My mother died from complications of Alzheimer’s in 2004. My relationship with her continued, continues to deepen to this day. It becomes clearer to me as time passes.
I was the eldest of seven children and when I left home there were still five at home. They needed schooling, needed clean laundry, regular meals, and general tending. Because my alcoholic father worked only intermittently, my mother worked full time. Those were tough and anxious times for her.
Through the years, my mother would drive an hour and a half on her day off to see me. I have a treasure trove of letters (handwritten and posted) letting me know she was thinking about me, sending love to me and her grandchildren, filling me in on what was happening with my younger brothers and sisters. She called, even when time was limited, and I know she must have been tired. On the occasions when I showed up at her door with my kids in tow, there was always room for us, an extra bed, a place at the table.

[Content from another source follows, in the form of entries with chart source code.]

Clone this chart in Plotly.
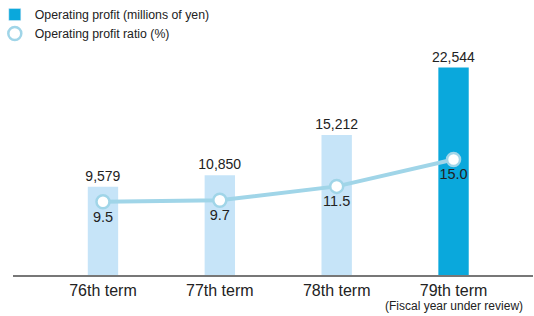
import plotly.graph_objects as go

terms = ["76th term", "77th term", "78th term", "79th term"]
tick_labels = ["76th term", "77th term", "78th term", "79th term"]
sub_label = "(Fiscal year under review)"
profit = [9579, 10850, 15212, 22544]
ratio = [9.5, 9.7, 11.5, 15.0]

light = "#C6E4F8"
dark = "#0AA8DC"
line_c = "#A0D5E8"
txt = "#222222"
font = "Liberation Sans, Arial, sans-serif"

fig = go.Figure()
fig.add_trace(go.Bar(
    x=terms, y=profit, width=0.26,
    marker=dict(color=[light, light, light, dark], line=dict(width=0)),
    texttemplate="%{y:,}", textposition="outside", cliponaxis=False,
    constraintext="none",
    textfont=dict(size=14, color=txt, family=font),
    name="Operating profit (millions of yen)", showlegend=False,
))
fig.add_trace(go.Scatter(
    x=terms, y=ratio, yaxis="y2", mode="lines+markers+text",
    line=dict(color=line_c, width=4),
    marker=dict(size=13, color="white", line=dict(color=line_c, width=2.5)),
    text=[f"{v:.1f}" for v in ratio], textposition="bottom center",
    textfont=dict(size=14.5, color=txt, family=font),
    name="Operating profit ratio (%)", showlegend=False, cliponaxis=False,
))
# legend entries
fig.add_trace(go.Bar(x=[terms[0]], y=[0], marker=dict(color=dark), width=0.0001,
                     name="Operating profit (millions of yen)"))
fig.add_trace(go.Scatter(x=[terms[0]], y=[-100], mode="markers",
                         marker=dict(size=13, color="white", line=dict(color=line_c, width=2.5)),
                         name="Operating profit ratio (%)"))

fig.add_annotation(x=terms[3], xref="x", y=0, yref="paper", yanchor="top",
                   yshift=-22, text=sub_label, showarrow=False,
                   font=dict(size=12, color=txt, family=font))

fig.update_layout(
    width=534, height=316,
    margin=dict(l=13, r=1, t=40, b=41, autoexpand=False),
    paper_bgcolor="white", plot_bgcolor="white",
    font=dict(family=font, color=txt),
    barmode="overlay",
    xaxis=dict(type="category", range=[-0.77, 3.68], tickmode="array",
               tickvals=terms, ticktext=tick_labels, tickangle=0, automargin=False,
               showline=True, linecolor="#777777", linewidth=1.5,
               showgrid=False, ticks="", tickfont=dict(size=16, color=txt)),
    yaxis=dict(range=[0, 25543], visible=False, showgrid=False),
    yaxis2=dict(range=[0, 30.5], overlaying="y", visible=False, showgrid=False),
    legend=dict(x=-0.035, y=1.17, xanchor="left", yanchor="top",
                font=dict(size=12.3, color=txt), tracegroupgap=0,
                itemwidth=30, bgcolor="rgba(0,0,0,0)"),
    showlegend=True,
)
fig.write_html("out.html", config={"displayModeBar": False},
               post_script="document.body.style.margin='0';document.body.style.overflow='hidden';")
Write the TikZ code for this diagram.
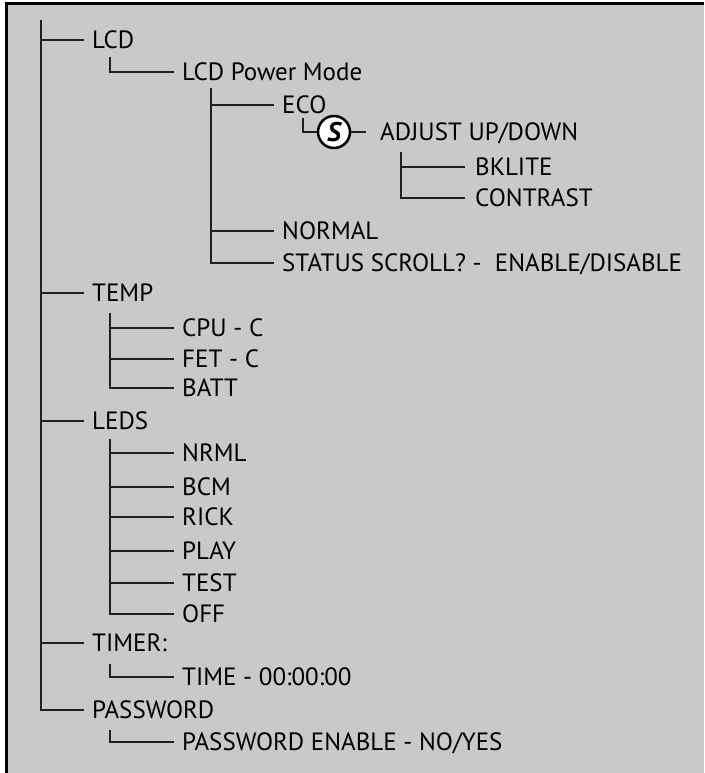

But I had such strong ideas of the way a mother should have loved me that I missed the ways in which my own mother actually did.
I am so grateful now for the mother love that I took for granted. I have a relationship with this mother-memory that is so much deeper than any I had when my mother was alive. It continues to grow and evolve as I do.
On some days I am certain that my mother is experiencing this deepening of relationship right along with me. I do hope so. Because the desire for this and missing what it was my mother gave to me, that is the ache. The one that hasn’t left me, the one that doesn’t go away.